Criminalize medical decisions in pregnancy. Sometimes OB/GYNs make medical recommendations, such as c-sections or antibiotics, and sometimes women disagree and decline. That is autonomy. What if a woman declines and then her baby dies? Sadly, some doctors have already started this slippery slope of forced c-sections (likely driven by malpractice issues), but with personhood amendments women could be criminalized for making decisions about what happens to their body and when.
Putting an end to in vitro fertilization (IVF). During this infertility therapy the egg is fertilized outside of the uterus and then the most robust one or two are implanted back into the uterus. In the process some fertilized eggs are frozen for potential use at a later date and others that are clearly abnormal are discarded. Almost always there are more fertilized eggs than can be used and almost always there are abnormal ones. It will be impossible to practice IVF with the constraints of personhood and it is likely the practice will stop or be severely restricted . Many women who suffer from infertility will not be able to have the pregnancy they want.
Forced birth of babies with genetic abnormalities. Many women who find themselves pregnant with a fetus with a serious birth defect make the agonizing decision to end their pregnancy. No one can understand what that is like. Many of these pregnancies will result in a baby who requires 24/7 care until they eventually succumb to their myriad of medical issues. In addition to the heartbreak and the physical pain of a short life of highly invasive medical care, who will pay for this care?
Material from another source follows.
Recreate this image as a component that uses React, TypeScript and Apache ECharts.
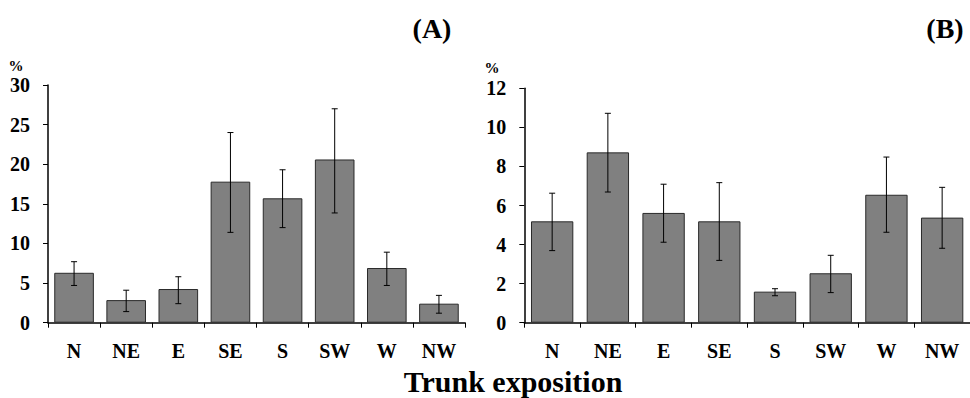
import React, { useEffect, useRef } from "react";
import * as echarts from "echarts";

const categories = ["N", "NE", "E", "SE", "S", "SW", "W", "NW"];

const valuesA = [6.3, 2.85, 4.25, 17.8, 15.7, 20.6, 6.9, 2.4];
const lowA = [4.7, 1.4, 2.4, 11.4, 12.0, 13.85, 4.7, 1.2];
const highA = [7.7, 4.1, 5.8, 24.0, 19.3, 27.0, 8.9, 3.45];

const valuesB = [5.19, 8.72, 5.62, 5.19, 1.59, 2.53, 6.55, 5.38];
const lowB = [3.69, 6.69, 4.12, 3.19, 1.38, 1.54, 4.63, 3.81];
const highB = [6.63, 10.72, 7.09, 7.17, 1.74, 3.45, 8.48, 6.93];

const ticksA = { min: 0, max: 30, interval: 5 };
const ticksB = { min: 0, max: 12, interval: 2 };

const FONT = "Liberation Serif";

function errorRender(params: any, api: any) {
  const x = api.value(0);
  const lo = api.coord([x, api.value(1)]);
  const hi = api.coord([x, api.value(2)]);
  const cap = 3;
  const style = { stroke: "#000", lineWidth: 1 };
  return {
    type: "group",
    children: [
      { type: "line", shape: { x1: lo[0], y1: lo[1], x2: hi[0], y2: hi[1] }, style },
      { type: "line", shape: { x1: hi[0] - cap, y1: hi[1], x2: hi[0] + cap, y2: hi[1] }, style },
      { type: "line", shape: { x1: lo[0] - cap, y1: lo[1], x2: lo[0] + cap, y2: lo[1] }, style },
    ],
  };
}

export default function App() {
  const ref = useRef<HTMLDivElement>(null);
  useEffect(() => {
    document.body.style.margin = "0";
    const chart = echarts.init(ref.current!, null, { renderer: "svg" });
    const xAxisCommon = {
      type: "category" as const,
      data: categories,
      axisLine: { lineStyle: { color: "#000", width: 1.5 } },
      axisTick: { show: true, alignWithLabel: false, length: 5, lineStyle: { color: "#000" } },
      axisLabel: { color: "#000", fontFamily: FONT, fontWeight: "bold", fontSize: 20, margin: 18 },
    };
    const yAxisCommon = {
      type: "value" as const,
      axisLine: { show: true, lineStyle: { color: "#000", width: 1.5 } },
      axisTick: { show: true, length: 5, lineStyle: { color: "#000" } },
      splitLine: { show: false },
      axisLabel: { color: "#000", fontFamily: FONT, fontWeight: "bold", fontSize: 20, margin: 18 },
    };
    const barStyle = { color: "#808080", borderColor: "#2a2a2a", borderWidth: 1 };
    chart.setOption({
      animation: false,
      grid: [
        { left: 48, top: 85, width: 417, height: 237.7 },
        { left: 524.3, top: 88.3, width: 453, height: 234.4 },
      ],
      xAxis: [
        { ...xAxisCommon, gridIndex: 0 },
        { ...xAxisCommon, gridIndex: 1 },
      ],
      yAxis: [
        { ...yAxisCommon, gridIndex: 0, ...ticksA },
        { ...yAxisCommon, gridIndex: 1, ...ticksB },
      ],
      series: [
        {
          type: "bar",
          xAxisIndex: 0,
          yAxisIndex: 0,
          data: valuesA,
          barCategoryGap: "24%",
          itemStyle: barStyle,
        },
        {
          type: "custom",
          xAxisIndex: 0,
          yAxisIndex: 0,
          renderItem: errorRender,
          data: categories.map((_, i) => [i, lowA[i], highA[i]]),
          z: 10,
        },
        {
          type: "bar",
          xAxisIndex: 1,
          yAxisIndex: 1,
          data: valuesB,
          barCategoryGap: "24%",
          itemStyle: barStyle,
        },
        {
          type: "custom",
          xAxisIndex: 1,
          yAxisIndex: 1,
          renderItem: errorRender,
          data: categories.map((_, i) => [i, lowB[i], highB[i]]),
          z: 10,
        },
      ],
      graphic: [
        {
          type: "text",
          x: 432,
          y: 28,
          style: {
            text: "(A)",
            font: `bold 28px "${FONT}"`,
            fill: "#000",
            align: "center",
            verticalAlign: "middle",
          },
        },
        {
          type: "text",
          x: 945,
          y: 28,
          style: {
            text: "(B)",
            font: `bold 28px "${FONT}"`,
            fill: "#000",
            align: "center",
            verticalAlign: "middle",
          },
        },
        {
          type: "text",
          x: 16,
          y: 66,
          style: {
            text: "%",
            font: `bold 15px "${FONT}"`,
            fill: "#000",
            align: "center",
            verticalAlign: "middle",
          },
        },
        {
          type: "text",
          x: 492,
          y: 68,
          style: {
            text: "%",
            font: `bold 15px "${FONT}"`,
            fill: "#000",
            align: "center",
            verticalAlign: "middle",
          },
        },
        {
          type: "text",
          x: 513,
          y: 381,
          style: {
            text: "Trunk exposition",
            font: `bold 30px "${FONT}"`,
            fill: "#000",
            align: "center",
            verticalAlign: "middle",
          },
        },
      ],
    });
    return () => chart.dispose();
  }, []);
  return <div ref={ref} style={{ width: 970, height: 398 }} />;
}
Forced resuscitation of extremely premature babies. Many parents, myself included, are forced with the agonizing decision of declining resuscitation of an extremely premature baby knowing that survival without severe neurological compromise is highly unlikely. At 22 1/2 weeks my son had a 1% chance of surviving without severe neurological impairment. Will parents be able to decline resuscitation in the delivery room or will they be forced to watch their baby who they had hoped would pass a peacefully as possible be traumatized by invasive medical care only to die days or even weeks later in the neonatal intensive care unit?
Personhood amendments have serious medical repercussions and in a misguided attempt to end abortion (FYI the way to reduce abortion is free and available access to long acting reversible contraception) forced birth advocates are sending reproductive care for women back to the 19th Century.
If you don’t want women to die, if you want to have sex and want more reliable options for contraception than condoms, if you want the option to try all forms of assisted reproduction if you have infertility, if you want autonomy to include the reproductive tract then you will vote against personhood amendments.
In fact, given how personhood amendments unfairly and dangerously and unconstitutionally target women wouldn’t it be nice if we could vote to make the idea of personhood amendments unconstitutional?